Friday, 24 October 2008

Just when you reach the point.....

of despair.

This was the sentence I intended to begin this blog with, for a very good reason. You know when you read the papers and watch the news on telly, and then you chat with your neighbour or with a colleague, and all you get is despair and despondency?

You reach a point when you ask yourself "is there any goodness left?".

Just in case you had reached that point, I'm here to tell you that "YES", there is.

Yesterday morning, She With The Short Fat Hairy Legs dragged me off to Sheffield with her, to Crystal Peaks shopping centre to be precise. It isn't the biggest centre in the country, but it is a fair size and therefore presents to me a far greater walking challenge than I could accept. Therefore, my little shopping buggy, electric go-cart, dune buggy, speed machine - call it what you will, was broken apart and loaded into the boot of the car.

On arrival, the dune buggy was reassembled ready for my use. Now, I have a bright yellow coat with reflective stripes for use with the buggy. This serves many purposes; it makes me a highly visible object to other street users, it keeps the rain and the wind out and it has fairly large pockets.

I donned my coat, carefully making sure that my little shoulder-hung card/phone wallet was safely tucked away, and orf we went, into the Shopping Centre, firstly to find Her Dad and sisters at the little cafe where we were to have a little brekky and a natter.

After that, She went shopping - here there and everywhere, the end resuly being that my little dune buggy was loadede with bags hung from the handlebars, in the basket, on the platform and so on. I must have looked a rare sight, me in the yellow and white reflective striped jacket and all those coloured carrier bags.

We were on our last run, with one call to make before our exit and were headed for the Sky tv gondola where they were flogging their services. I thought they might be able to answer a question I had.

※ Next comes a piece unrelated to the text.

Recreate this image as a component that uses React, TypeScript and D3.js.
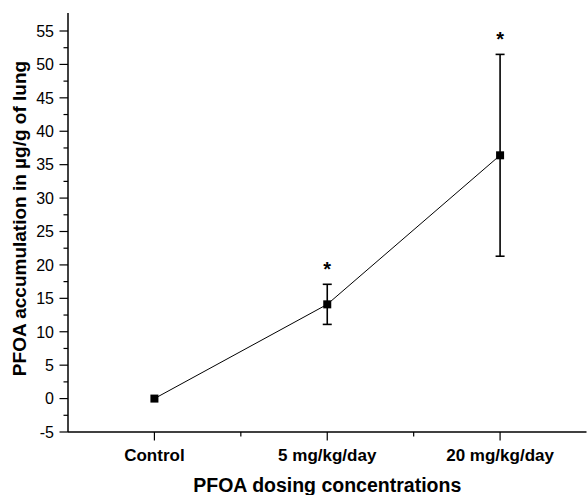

Anyway, there we were, me running slowly since the buggy will run faster than She walks, whereas when I'm afoot, She is the faster of the two. We were almost where we wanted to be when I felt a tap on my left shoulder. I turned my head, expecting to see one of my sisters-in-law, but no, no sight of them, so I carried on.

It was a gentleman who came up behind me who had tapped me, to tell me that I was about to lose something on the floor. Sure enough, trailing on the tiled floor, was my card/phone wallet, held tenuously by its thin strap.

Picking it, I could see the strands of thread where the strap had come away from the wallet proper and it was only the pressure of the big jacket now holding the other end inside its folds.

I called 'thank you very much' to the gentleman, but all I could see was a departing back amongst many, disappearing into the maze of the market. Since the man had come up from behind and had carried on walking as I tended to the recovery of the item, I didn't get to see who he was and could not recognise him again.

Thank you Sir, whoever you are, you've given me cause to hope that the goodness left in the world is still there, waiting for an opportunity to show itself.